ANN-Time Varying GARCH model for processes with fixed and random periodicity will be applied in financial markets whose products fluctuate periodically and also affected by other periodic but random factors. For retailers, for instance, the model may reveal consumer demand for winter clothes spikes at a distinct time period each year, information that would be important in forecasting production and delivery requirements.

3. Literature Review

Financial time series analysis involves development of a model that describes the relationship between the variable past observations. This model is then used to predict the future when the time series is extrapolated. This approach is applied when limited knowledge on the process of generating data is available or there is no satisfactory explanatory model that relates the prediction variable to the explanatory variables [3]. Time series forecasting have attracted many researchers leading to development and improvement of many models. In time series forecasting, model selection is very critical since it determines the accuracy of the forecasts. The determination of whether to fit a linear or non linear model is dependent on the relationship between the current value and the past observations [1].

The concept of random periodicity was introduced by Feng and Zhao in the year 2015. They discovered that many periodic real world systems are subject to the influence of randomness. They proposed that the mix between periodicity and randomness may be best described by random periodic motion rather than a periodic motion. Liu in [4] regarded stationary process as a special kind of random periodic processes. Random periodic processes describe a mixed structure of seasonal and random patterns [5]. Liu in [4] used random periodic process to replace stationary process in the analysis of time series as a way of enlarging the application and enhance accuracy of ARMA model estimation. Zhao in [6] established an ergodic theory in the random periodic regime with periodic measures and random periodic processes.

In his dissertation, [4] gave a counter example situation in which the classical times series additive structure is not sufficient as there is seasonal pattern in the irregular component. In the example, the de-seasoned data was stationary and satisfied an autoregressive equation. The autocorrelations and partial autocorrelations of residuals were near zero, which indicated the independency of noise. However, the autocorrelations and partial autocorrelations of squared residuals showed obvious periodic pattern, which indicated sufficient dependency of time in the volatility of noise. He also observed that the Shapiro-Wilk test rejected the “normal” hypothesis with very small p-value.

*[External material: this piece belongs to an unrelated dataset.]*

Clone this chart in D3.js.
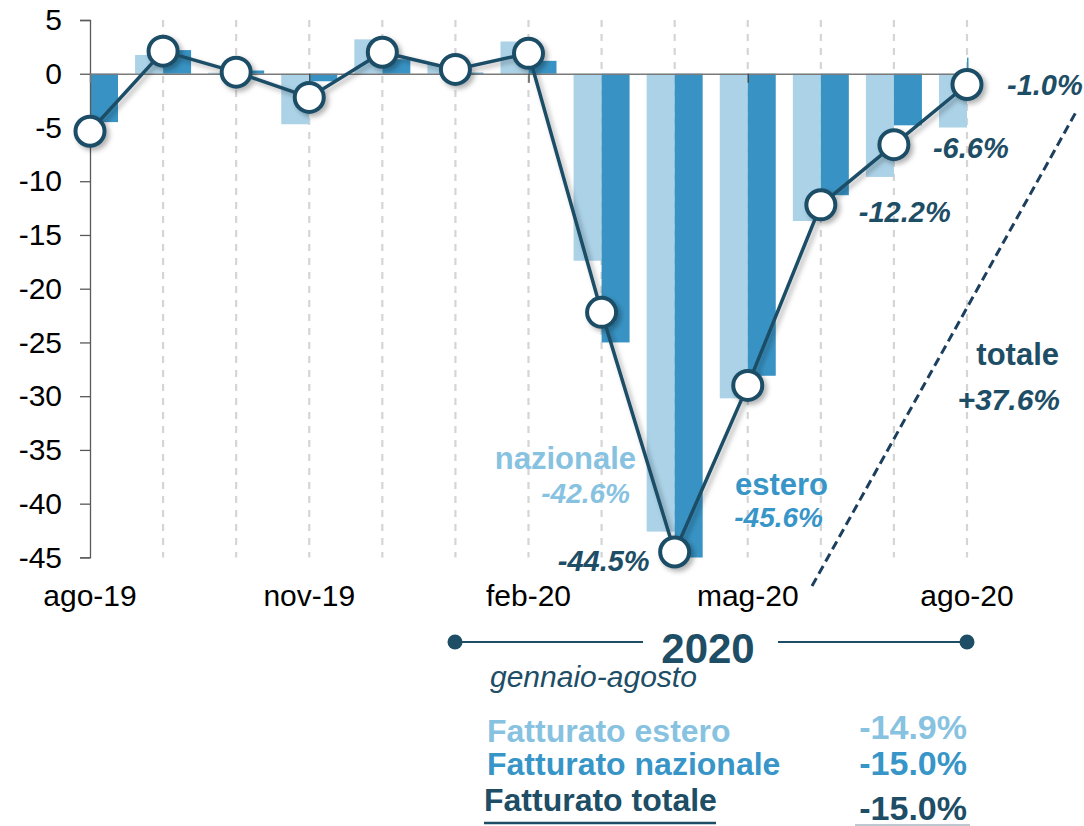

But if tested on the periodic-point sequence of residuals, he observed that the Shapiro-Wilk test accepted that it satisfied a normal distribution. He therefore concluded that the standard procedure to analyze a time series by the classical decomposition fails to obtain the correct result for a mixed season and randomness case. He hence developed an ARMA model for random periodic process to model the seasonal and irregular component simultaneously.

We extend the work of [4] by considering that some processes also exhibit a mixture of fixed and random periodicity. We therefore constructed a model for processes with fixed and random periodicity to model financial time series which exhibit heteroscedastic property. To eliminate the need for time series linear component filters, we incorporated the use of Artificial Neural Networks (ANN) which do requires less background knowledge about the data.

4. Methods

1) Random Periodic Process

A random periodic process of period $τ$ of the random dynamic system $Φ : ℝ^{+} \times Ω \times M \to M$ is an $F$ -measurable map $R : ℝ^{+} \times Ω \to M$ such that for almost all $ω \in Ω$ ,

$Φ (t, θ (s) ω) R (s, ω) = R (t + s, ω), R (s + τ, ω) = R (s, θ (τ) ω)$ (2)

for any $s, t \in ℝ$ .

For a statistical description, we usually do not know the exact expression of the dynamical system driving the time series. We only consider the second equation in 2 as the definition of random periodic process, while the first part is hidden in the time series evolution [4]. For detailed definition on random periodic path, its properties and periodic measure refer to [5].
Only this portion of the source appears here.